DO THIS:
Reproduce word for word the lines from the beginning of the entries to the line with "const cjColors = colors.slice().reverse();", both included, but none of the pictures.

((

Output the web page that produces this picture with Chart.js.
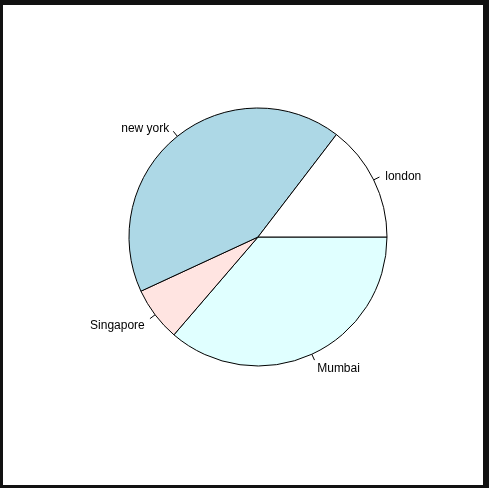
<!DOCTYPE html>
<html>
<head>
<meta charset="utf-8">
<script src="https://cdn.jsdelivr.net/npm/chart.js@4"></script>
<style>
  html, body { margin: 0; padding: 0; background: #111111; width: 489px; height: 488px; overflow: hidden; }
  #wrap { position: absolute; left: 3px; top: 5px; width: 480px; height: 480px; background: #ffffff; }
  canvas { display: block; }
</style>
</head>
<body>
<div id="wrap"><canvas id="c" width="480" height="480"></canvas></div>
<script>
// R pie order (counter-clockwise from 3 o'clock)
const categories = ["london", "new york", "Singapore", "Mumbai"];
const values = [14.6, 42.3, 6.8, 36.3];
const colors = ["#FFFFFF", "#ADD8E6", "#FFE4E1", "#E0FFFF"];

// Chart.js draws clockwise, so reverse the order
const cjLabels = categories.slice().reverse();
const cjValues = values.slice().reverse();
const cjColors = colors.slice().reverse();

const rLabels = {
  id: 'rLabels',
  afterDatasetsDraw(chart) {
    const ctx = chart.ctx;
    const meta = chart.getDatasetMeta(0);
    ctx.save();
    ctx.strokeStyle = '#000';
    ctx.lineWidth = 1;
    ctx.fillStyle = '#000';
    ctx.font = '12px "Liberation Sans", Arial, sans-serif';
    ctx.textBaseline = 'alphabetic';
    meta.data.forEach((arc, i) => {
      const p = arc.getProps(['x', 'y', 'startAngle', 'endAngle', 'outerRadius'], true);
      const mid = (p.startAngle + p.endAngle) / 2;
      const c = Math.cos(mid), s = Math.sin(mid);
      const r = p.outerRadius;
      ctx.beginPath();
      ctx.moveTo(p.x + c * r, p.y + s * r);
      ctx.lineTo(p.x + c * r * 1.05, p.y + s * r * 1.05);
      ctx.stroke();
      ctx.textAlign = c > 0 ? 'left' : 'right';
      ctx.fillText(chart.data.labels[i], p.x + c * r * 1.1, p.y + s * r * 1.1 + 6);
    });
    ctx.restore();
  }
};

new Chart(document.getElementById('c'), {
  type: 'pie',
  data: {
    labels: cjLabels,
    datasets: [{
      data: cjValues,
      backgroundColor: cjColors,
      borderColor: '#000000',
      borderWidth: 1
    }]
  },
  options: {
    responsive: false,
    animation: false,
    rotation: 90,
    radius: 129,
    layout: { padding: { left: 126, right: 96, top: 103, bottom: 119 } },
    plugins: { legend: { display: false }, tooltip: { enabled: false } }
  },
  plugins: [rLabels]
});
</script>
</body>
</html>
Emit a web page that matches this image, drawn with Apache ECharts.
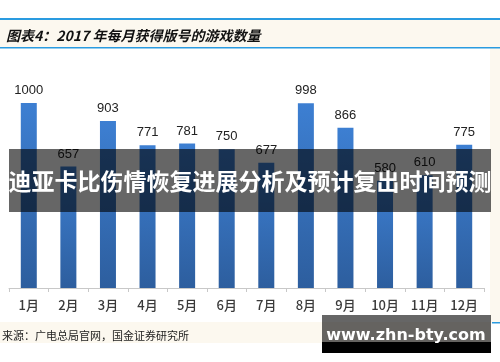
<!DOCTYPE html>
<html><head><meta charset="utf-8">
<script src="https://cdn.jsdelivr.net/npm/echarts@6/dist/echarts.min.js"></script>
<style>html,body{margin:0;padding:0;background:#fff}#c{width:500px;height:362px}</style>
</head><body><div id="c"></div>
<script>
const months = ['1月','2月','3月','4月','5月','6月','7月','8月','9月','10月','11月','12月'];
const games = [1000, 657, 903, 771, 781, 750, 677, 998, 866, 580, 610, 775];
const titleText = '图表4：2017 年每月获得版号的游戏数量';
const sourceText = '来源：广电总局官网，国金证券研究所';
const bannerText = '迪亚卡比伤情恢复进展分析及预计复出时间预测';
const markText = 'www.zhn-bty.com';

const chart = echarts.init(document.getElementById('c'), null, {renderer:'canvas'});
const beige = '#fcf8ef';
chart.setOption({
  backgroundColor: '#ffffff',
  animation: false,
  title: {
    text: titleText, left: 1, top: 24,
    textStyle: {fontFamily: 'Noto Sans CJK SC', fontSize: 14, fontWeight: 'bold', fontStyle: 'italic', color: '#111'}
  },
  grid: {left: 9, right: 16, top: 103, bottom: 74, containLabel: false},
  xAxis: {
    type: 'category', data: months,
    axisLine: {lineStyle: {color: '#c8c8c8', width: 1}},
    axisTick: {show: true, length: 4, lineStyle: {color: '#c8c8c8'}},
    axisLabel: {margin: 11, fontSize: 13, color: '#3a3a3a', fontFamily: 'Noto Sans CJK SC', fontWeight: 500}
  },
  yAxis: {type: 'value', min: 0, max: 1000, show: false, splitLine: {show: false}},
  series: [{
    type: 'bar', data: games, barWidth: 16,
    itemStyle: {color: new echarts.graphic.LinearGradient(0,0,0,1,[{offset:0,color:'#3d7fd2'},{offset:1,color:'#2d5e9e'}])},
    label: {show: true, position: 'top', distance: 6, fontSize: 13, color: '#222', fontFamily: 'Liberation Sans'}
  }],
  graphic: [
    {type:'rect', z:-100, silent:true, shape:{x:0,y:20,width:500,height:27}, style:{fill:beige}},
    {type:'rect', z:-99, silent:true, shape:{x:0,y:18,width:500,height:2}, style:{fill:'#2a9be0'}},
    {type:'rect', z:-99, silent:true, shape:{x:0,y:47,width:500,height:1.5}, style:{fill:'#2a9be0'}},
    {type:'rect', z:-100, silent:true, shape:{x:490,y:48,width:10,height:275}, style:{fill:beige}},
    {type:'rect', z:-100, silent:true, shape:{x:0,y:322,width:490,height:21}, style:{fill:beige}},
    {type:'rect', z:-99, silent:true, shape:{x:492,y:322,width:8,height:1.5}, style:{fill:'#2a9be0'}},
    {type:'text', z:-98, silent:true, left:2, top:330, style:{text:sourceText, fontSize:11, fill:'#222', fontFamily:'Noto Sans CJK SC'}},
    {type:'rect', z:100, silent:true, shape:{x:9,y:149,width:482,height:63}, style:{fill:'rgba(0,0,0,0.6)'}},
    {type:'text', z:101, silent:true, x:250, y:181, style:{text:bannerText, fontSize:23, fontWeight:'bold', fill:'#fff', fontFamily:'Noto Sans CJK SC', align:'center', verticalAlign:'middle'}},
    {type:'rect', z:100, silent:true, shape:{x:322,y:315,width:169,height:38}, style:{fill:'rgba(0,0,0,0.6)'}},
    {type:'rect', z:100, silent:true, shape:{x:322,y:342,width:169,height:11}, style:{fill:'#000'}},
    {type:'text', z:101, silent:true, x:406, y:336, style:{text:markText, fontSize:16, fontWeight:'bold', fill:'#fff', fontFamily:'DejaVu Sans', align:'center', verticalAlign:'middle'}}
  ]
});
</script></body></html>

))

RESPONSE:
Output the web page that produces this picture with Chart.js.
<!DOCTYPE html>
<html>
<head>
<meta charset="utf-8">
<script src="https://cdn.jsdelivr.net/npm/chart.js@4"></script>
<style>
  html, body { margin: 0; padding: 0; background: #111111; width: 489px; height: 488px; overflow: hidden; }
  #wrap { position: absolute; left: 3px; top: 5px; width: 480px; height: 480px; background: #ffffff; }
  canvas { display: block; }
</style>
</head>
<body>
<div id="wrap"><canvas id="c" width="480" height="480"></canvas></div>
<script>
// R pie order (counter-clockwise from 3 o'clock)
const categories = ["london", "new york", "Singapore", "Mumbai"];
const values = [14.6, 42.3, 6.8, 36.3];
const colors = ["#FFFFFF", "#ADD8E6", "#FFE4E1", "#E0FFFF"];

// Chart.js draws clockwise, so reverse the order
const cjLabels = categories.slice().reverse();
const cjValues = values.slice().reverse();
const cjColors = colors.slice().reverse();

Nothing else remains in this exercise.